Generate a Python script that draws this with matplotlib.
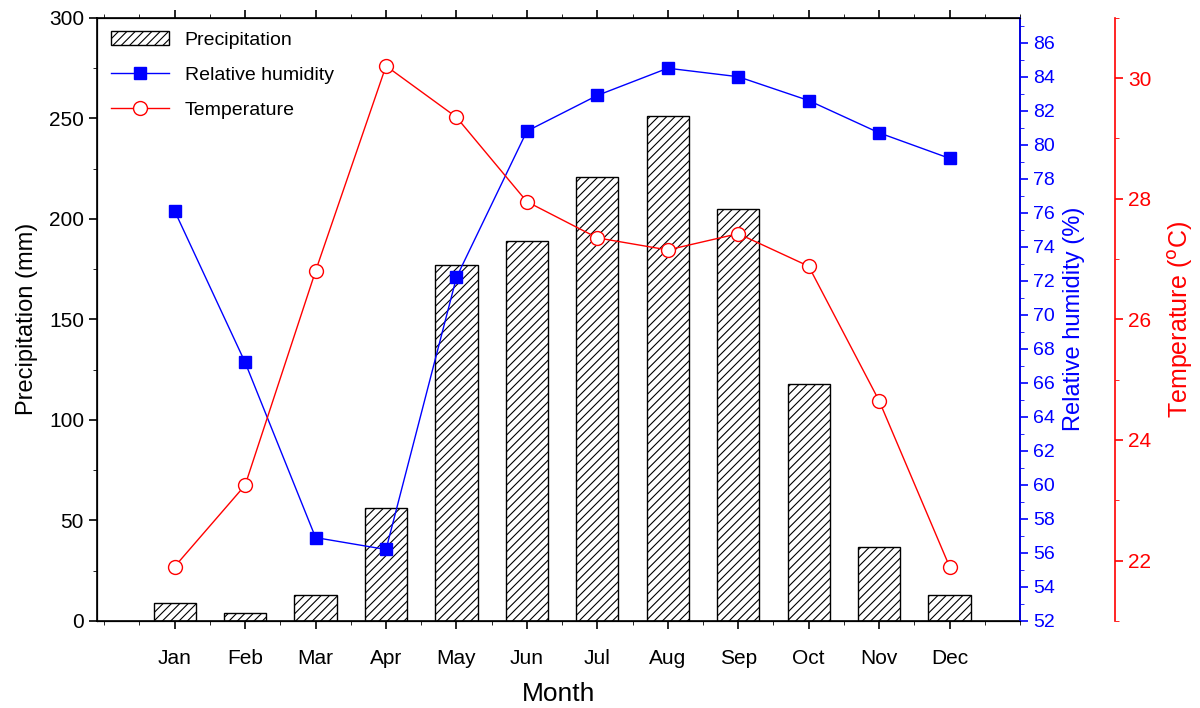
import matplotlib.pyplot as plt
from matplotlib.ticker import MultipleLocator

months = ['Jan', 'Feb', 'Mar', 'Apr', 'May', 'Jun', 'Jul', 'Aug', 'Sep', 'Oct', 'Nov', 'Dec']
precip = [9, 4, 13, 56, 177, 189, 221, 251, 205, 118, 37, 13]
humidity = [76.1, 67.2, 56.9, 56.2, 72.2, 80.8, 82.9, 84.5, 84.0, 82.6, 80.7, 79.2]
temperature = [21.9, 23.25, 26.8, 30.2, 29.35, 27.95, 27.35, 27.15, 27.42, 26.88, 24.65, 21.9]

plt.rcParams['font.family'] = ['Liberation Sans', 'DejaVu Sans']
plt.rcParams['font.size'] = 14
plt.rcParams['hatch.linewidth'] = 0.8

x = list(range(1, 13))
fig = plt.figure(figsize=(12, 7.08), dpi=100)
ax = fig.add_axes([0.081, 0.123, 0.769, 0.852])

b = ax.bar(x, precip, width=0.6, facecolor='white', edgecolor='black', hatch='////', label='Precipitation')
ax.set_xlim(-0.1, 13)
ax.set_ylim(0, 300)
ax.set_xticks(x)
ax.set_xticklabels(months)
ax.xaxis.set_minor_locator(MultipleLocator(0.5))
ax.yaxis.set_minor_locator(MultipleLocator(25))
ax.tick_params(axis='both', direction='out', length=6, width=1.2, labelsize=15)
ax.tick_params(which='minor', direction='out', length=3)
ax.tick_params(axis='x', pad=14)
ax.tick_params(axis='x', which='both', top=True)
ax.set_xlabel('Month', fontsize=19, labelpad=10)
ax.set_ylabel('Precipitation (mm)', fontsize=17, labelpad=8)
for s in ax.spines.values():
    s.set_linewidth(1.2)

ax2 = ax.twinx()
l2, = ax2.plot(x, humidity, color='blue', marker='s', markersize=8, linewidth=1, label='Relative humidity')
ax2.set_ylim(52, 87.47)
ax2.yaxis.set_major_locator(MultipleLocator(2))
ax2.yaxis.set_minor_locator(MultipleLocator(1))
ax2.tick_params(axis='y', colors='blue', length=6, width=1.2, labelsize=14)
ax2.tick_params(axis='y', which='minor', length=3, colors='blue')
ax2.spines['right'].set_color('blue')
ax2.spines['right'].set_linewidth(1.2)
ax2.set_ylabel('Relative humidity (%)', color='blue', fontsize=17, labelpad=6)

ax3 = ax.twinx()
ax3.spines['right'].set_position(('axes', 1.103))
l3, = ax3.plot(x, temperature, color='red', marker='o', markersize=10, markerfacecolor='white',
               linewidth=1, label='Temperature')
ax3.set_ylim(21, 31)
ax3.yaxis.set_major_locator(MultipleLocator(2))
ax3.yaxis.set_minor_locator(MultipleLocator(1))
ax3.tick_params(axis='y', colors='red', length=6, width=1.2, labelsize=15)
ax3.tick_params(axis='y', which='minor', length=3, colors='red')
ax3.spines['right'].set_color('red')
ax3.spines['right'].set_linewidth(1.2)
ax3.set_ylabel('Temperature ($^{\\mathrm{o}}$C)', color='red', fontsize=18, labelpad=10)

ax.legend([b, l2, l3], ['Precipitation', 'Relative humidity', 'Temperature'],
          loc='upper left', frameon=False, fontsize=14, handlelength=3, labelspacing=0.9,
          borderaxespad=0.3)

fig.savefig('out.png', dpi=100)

□ □ □ □ □ □ □

#### [STATED GOAL]
Restate each line from the start of the listing through the line bearing "ax = fig.add_axes([0.081, 0.123, 0.769, 0.852])" word for word. Drop the pictures.

#### [OUTPUT OF THE TASK]
Generate a Python script that draws this with matplotlib.
import matplotlib.pyplot as plt
from matplotlib.ticker import MultipleLocator

months = ['Jan', 'Feb', 'Mar', 'Apr', 'May', 'Jun', 'Jul', 'Aug', 'Sep', 'Oct', 'Nov', 'Dec']
precip = [9, 4, 13, 56, 177, 189, 221, 251, 205, 118, 37, 13]
humidity = [76.1, 67.2, 56.9, 56.2, 72.2, 80.8, 82.9, 84.5, 84.0, 82.6, 80.7, 79.2]
temperature = [21.9, 23.25, 26.8, 30.2, 29.35, 27.95, 27.35, 27.15, 27.42, 26.88, 24.65, 21.9]

plt.rcParams['font.family'] = ['Liberation Sans', 'DejaVu Sans']
plt.rcParams['font.size'] = 14
plt.rcParams['hatch.linewidth'] = 0.8

x = list(range(1, 13))
fig = plt.figure(figsize=(12, 7.08), dpi=100)
ax = fig.add_axes([0.081, 0.123, 0.769, 0.852])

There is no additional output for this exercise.